— Start —
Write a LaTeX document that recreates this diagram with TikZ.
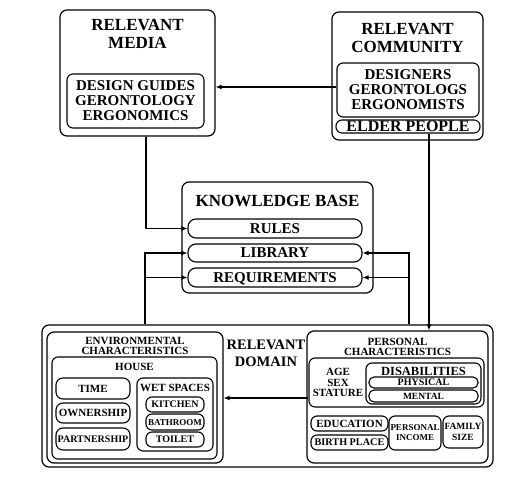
\documentclass[tikz,border=0pt]{standalone}
\usepackage{fontspec}
\setmainfont{Liberation Serif}
\usetikzlibrary{arrows.meta}

\tikzset{
  panel/.style={draw,line width=1.2pt,rounded corners=7pt,inner sep=0pt},
  item/.style={draw,line width=1.1pt,rounded corners=6pt,inner sep=0pt,align=center},
  pill/.style={item,rounded corners=#1},
  titlefont/.style={font=\bfseries\fontsize{17}{18}\selectfont},
  textfont/.style={font=\bfseries\fontsize{15}{15}\selectfont},
  smallfont/.style={font=\bfseries\fontsize{11}{10.5}\selectfont},
  tinyfont/.style={font=\bfseries\fontsize{9}{10}\selectfont},
  rowtext/.style={font=\bfseries\fontsize{15}{15}\selectfont,text height=10pt,text depth=0pt},
  leaftext/.style={font=\bfseries\fontsize{#1}{#1}\selectfont,text height=0.68*#1 pt,text depth=0pt},
  leaftext/.default=10.5,
  link/.style={line width=1.1pt,-{Latex[length=6pt,width=5pt]}}
}

\begin{document}
\begin{tikzpicture}[x=1pt,y=-1pt]
\useasboundingbox (0,0) rectangle (506,489);

% Relevant media
\node[panel,minimum width=155pt,minimum height=126pt] (media) at (137.5,73) {};
\node[titlefont,align=center] (mediatitle) at (137.5,34) {RELEVANT\\MEDIA};
\node[item,textfont,minimum width=137pt,minimum height=54pt] (guides) at (135.5,101) {DESIGN GUIDES\\GERONTOLOGY\\ERGONOMICS};

% Relevant community
\node[panel,minimum width=151pt,minimum height=128pt] (community) at (407.5,76) {};
\node[titlefont,align=center] (commtitle) at (407.5,37.5) {RELEVANT\\COMMUNITY};
\node[item,textfont,minimum width=142pt,minimum height=54pt] (experts) at (408,90) {DESIGNERS\\GERONTOLOGS\\ERGONOMISTS};
\node[pill=6pt,leaftext=16,minimum width=144pt,minimum height=13pt] (elder) at (408,126.5) {ELDER PEOPLE};

% Knowledge base
\node[panel,minimum width=191pt,minimum height=111pt] (kb) at (277.5,237.5) {};
\node[titlefont] (kbtitle) at (277.5,201) {KNOWLEDGE BASE};
\node[pill=8pt,rowtext,minimum width=174pt,minimum height=19pt] (rules) at (275,228.5) {RULES};
\node[pill=8pt,rowtext,minimum width=174pt,minimum height=18pt] (library) at (275,253) {LIBRARY};
\node[pill=8pt,rowtext,minimum width=174pt,minimum height=19pt] (requirements) at (275,277.5) {REQUIREMENTS};

% Relevant domain
\node[panel,minimum width=451pt,minimum height=142pt] (domain) at (267.5,396) {};
\node[font=\bfseries\fontsize{14.5}{17}\selectfont,align=center] (domaintitle) at (266,353.5) {RELEVANT\\DOMAIN};

% Environmental characteristics
\node[panel,minimum width=176pt,minimum height=131pt] (env) at (135,397.5) {};
\node[smallfont,align=center] (envtitle) at (135,346) {ENVIRONMENTAL\\CHARACTERISTICS};
\node[item,minimum width=165pt,minimum height=102pt] (house) at (134.5,408) {};
\node[smallfont] (housetitle) at (134.5,367) {HOUSE};
\node[pill=7pt,leaftext=11,minimum width=74pt,minimum height=21pt] (time) at (93,388.5) {TIME};
\node[pill=7pt,leaftext=11,minimum width=74pt,minimum height=20pt] (ownership) at (93,413) {OWNERSHIP};
\node[pill=7pt,leaftext=10,minimum width=74pt,minimum height=22pt] (partnership) at (93,439) {PARTNERSHIP};
\node[item,minimum width=76pt,minimum height=73pt] (wet) at (175,414.5) {};
\node[smallfont] (wettitle) at (175,388) {WET SPACES};
\node[pill=6pt,leaftext=10,minimum width=58pt,minimum height=15pt] (kitchen) at (175,404.5) {KITCHEN};
\node[pill=6pt,leaftext=9,minimum width=58pt,minimum height=16pt] (bathroom) at (175,422) {BATHROOM};
\node[pill=6pt,leaftext=10,minimum width=58pt,minimum height=15pt] (toilet) at (175,439.5) {TOILET};

% Personal characteristics
\node[panel,minimum width=181pt,minimum height=132pt] (personal) at (397.5,397) {};
\node[smallfont,align=center] (perstitle) at (397.5,347) {PERSONAL\\CHARACTERISTICS};
\node[item,minimum width=175pt,minimum height=49pt] (body) at (396.5,382.5) {};
\node[smallfont,align=center] (bodytext) at (338,382.5) {AGE\\SEX\\STATURE};
\node[item,minimum width=115pt,minimum height=41pt] (disab) at (423.5,383.5) {};
\node[font=\bfseries\fontsize{12.5}{12.5}\selectfont] (disabtitle) at (423.5,371) {DISABILITIES};
\node[pill=5pt,leaftext=10,minimum width=109pt,minimum height=11pt] (physical) at (423.5,382.5) {PHYSICAL};
\node[pill=5pt,leaftext=9.5,minimum width=109pt,minimum height=12pt] (mental) at (423.5,396) {MENTAL};
\node[pill=6pt,leaftext=11,minimum width=77pt,minimum height=15pt] (education) at (349.5,423.5) {EDUCATION};
\node[pill=6pt,leaftext=10.2,minimum width=77pt,minimum height=15pt] (birthplace) at (349.5,442.5) {BIRTH PLACE};
\node[item,tinyfont,minimum width=52pt,minimum height=34pt] (income) at (415,433) {PERSONAL\\INCOME};
\node[item,font=\bfseries\fontsize{9.5}{10.5}\selectfont,minimum width=40pt,minimum height=32pt] (family) at (463,432) {FAMILY\\SIZE};

% Links
\coordinate (lbus) at (145,252);
\coordinate (rbus) at (409,252);
\draw[link] ([yshift=3pt]experts.west) -- ([yshift=3pt]experts.west -| media.east);
\draw[link] ([xshift=8.5pt]media.south) |- (rules.west);
\draw[link] (lbus |- domain.north) |- (library.west);
\draw[link] (lbus |- requirements.west) -- (requirements.west);
\draw[link] (rbus |- domain.north) |- (library.east);
\draw[link] (rbus |- requirements.east) -- (requirements.east);
\draw[link] ([xshift=21pt]elder.south) -- ([xshift=21pt]elder.south |- personal.north);
\draw[link] ([yshift=-15.5pt]body.west) -- ([yshift=-15.5pt]body.west -| env.east);
\end{tikzpicture}
\end{document}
— End —
Retype everything in the material word for word, minus pictures.

## OUTPUT OF THE EXERCISE
Write a LaTeX document that recreates this diagram with TikZ.
\documentclass[tikz,border=0pt]{standalone}
\usepackage{fontspec}
\setmainfont{Liberation Serif}
\usetikzlibrary{arrows.meta}

\tikzset{
  panel/.style={draw,line width=1.2pt,rounded corners=7pt,inner sep=0pt},
  item/.style={draw,line width=1.1pt,rounded corners=6pt,inner sep=0pt,align=center},
  pill/.style={item,rounded corners=#1},
  titlefont/.style={font=\bfseries\fontsize{17}{18}\selectfont},
  textfont/.style={font=\bfseries\fontsize{15}{15}\selectfont},
  smallfont/.style={font=\bfseries\fontsize{11}{10.5}\selectfont},
  tinyfont/.style={font=\bfseries\fontsize{9}{10}\selectfont},
  rowtext/.style={font=\bfseries\fontsize{15}{15}\selectfont,text height=10pt,text depth=0pt},
  leaftext/.style={font=\bfseries\fontsize{#1}{#1}\selectfont,text height=0.68*#1 pt,text depth=0pt},
  leaftext/.default=10.5,
  link/.style={line width=1.1pt,-{Latex[length=6pt,width=5pt]}}
}

\begin{document}
\begin{tikzpicture}[x=1pt,y=-1pt]
\useasboundingbox (0,0) rectangle (506,489);

% Relevant media
\node[panel,minimum width=155pt,minimum height=126pt] (media) at (137.5,73) {};
\node[titlefont,align=center] (mediatitle) at (137.5,34) {RELEVANT\\MEDIA};
\node[item,textfont,minimum width=137pt,minimum height=54pt] (guides) at (135.5,101) {DESIGN GUIDES\\GERONTOLOGY\\ERGONOMICS};

% Relevant community
\node[panel,minimum width=151pt,minimum height=128pt] (community) at (407.5,76) {};
\node[titlefont,align=center] (commtitle) at (407.5,37.5) {RELEVANT\\COMMUNITY};
\node[item,textfont,minimum width=142pt,minimum height=54pt] (experts) at (408,90) {DESIGNERS\\GERONTOLOGS\\ERGONOMISTS};
\node[pill=6pt,leaftext=16,minimum width=144pt,minimum height=13pt] (elder) at (408,126.5) {ELDER PEOPLE};

% Knowledge base
\node[panel,minimum width=191pt,minimum height=111pt] (kb) at (277.5,237.5) {};
\node[titlefont] (kbtitle) at (277.5,201) {KNOWLEDGE BASE};
\node[pill=8pt,rowtext,minimum width=174pt,minimum height=19pt] (rules) at (275,228.5) {RULES};
\node[pill=8pt,rowtext,minimum width=174pt,minimum height=18pt] (library) at (275,253) {LIBRARY};
\node[pill=8pt,rowtext,minimum width=174pt,minimum height=19pt] (requirements) at (275,277.5) {REQUIREMENTS};

% Relevant domain
\node[panel,minimum width=451pt,minimum height=142pt] (domain) at (267.5,396) {};
\node[font=\bfseries\fontsize{14.5}{17}\selectfont,align=center] (domaintitle) at (266,353.5) {RELEVANT\\DOMAIN};

% Environmental characteristics
\node[panel,minimum width=176pt,minimum height=131pt] (env) at (135,397.5) {};
\node[smallfont,align=center] (envtitle) at (135,346) {ENVIRONMENTAL\\CHARACTERISTICS};
\node[item,minimum width=165pt,minimum height=102pt] (house) at (134.5,408) {};
\node[smallfont] (housetitle) at (134.5,367) {HOUSE};
\node[pill=7pt,leaftext=11,minimum width=74pt,minimum height=21pt] (time) at (93,388.5) {TIME};
\node[pill=7pt,leaftext=11,minimum width=74pt,minimum height=20pt] (ownership) at (93,413) {OWNERSHIP};
\node[pill=7pt,leaftext=10,minimum width=74pt,minimum height=22pt] (partnership) at (93,439) {PARTNERSHIP};
\node[item,minimum width=76pt,minimum height=73pt] (wet) at (175,414.5) {};
\node[smallfont] (wettitle) at (175,388) {WET SPACES};
\node[pill=6pt,leaftext=10,minimum width=58pt,minimum height=15pt] (kitchen) at (175,404.5) {KITCHEN};
\node[pill=6pt,leaftext=9,minimum width=58pt,minimum height=16pt] (bathroom) at (175,422) {BATHROOM};
\node[pill=6pt,leaftext=10,minimum width=58pt,minimum height=15pt] (toilet) at (175,439.5) {TOILET};

% Personal characteristics
\node[panel,minimum width=181pt,minimum height=132pt] (personal) at (397.5,397) {};
\node[smallfont,align=center] (perstitle) at (397.5,347) {PERSONAL\\CHARACTERISTICS};
\node[item,minimum width=175pt,minimum height=49pt] (body) at (396.5,382.5) {};
\node[smallfont,align=center] (bodytext) at (338,382.5) {AGE\\SEX\\STATURE};
\node[item,minimum width=115pt,minimum height=41pt] (disab) at (423.5,383.5) {};
\node[font=\bfseries\fontsize{12.5}{12.5}\selectfont] (disabtitle) at (423.5,371) {DISABILITIES};
\node[pill=5pt,leaftext=10,minimum width=109pt,minimum height=11pt] (physical) at (423.5,382.5) {PHYSICAL};
\node[pill=5pt,leaftext=9.5,minimum width=109pt,minimum height=12pt] (mental) at (423.5,396) {MENTAL};
\node[pill=6pt,leaftext=11,minimum width=77pt,minimum height=15pt] (education) at (349.5,423.5) {EDUCATION};
\node[pill=6pt,leaftext=10.2,minimum width=77pt,minimum height=15pt] (birthplace) at (349.5,442.5) {BIRTH PLACE};
\node[item,tinyfont,minimum width=52pt,minimum height=34pt] (income) at (415,433) {PERSONAL\\INCOME};
\node[item,font=\bfseries\fontsize{9.5}{10.5}\selectfont,minimum width=40pt,minimum height=32pt] (family) at (463,432) {FAMILY\\SIZE};

% Links
\coordinate (lbus) at (145,252);
\coordinate (rbus) at (409,252);
\draw[link] ([yshift=3pt]experts.west) -- ([yshift=3pt]experts.west -| media.east);
\draw[link] ([xshift=8.5pt]media.south) |- (rules.west);
\draw[link] (lbus |- domain.north) |- (library.west);
\draw[link] (lbus |- requirements.west) -- (requirements.west);
\draw[link] (rbus |- domain.north) |- (library.east);
\draw[link] (rbus |- requirements.east) -- (requirements.east);
\draw[link] ([xshift=21pt]elder.south) -- ([xshift=21pt]elder.south |- personal.north);
\draw[link] ([yshift=-15.5pt]body.west) -- ([yshift=-15.5pt]body.west -| env.east);
\end{tikzpicture}
\end{document}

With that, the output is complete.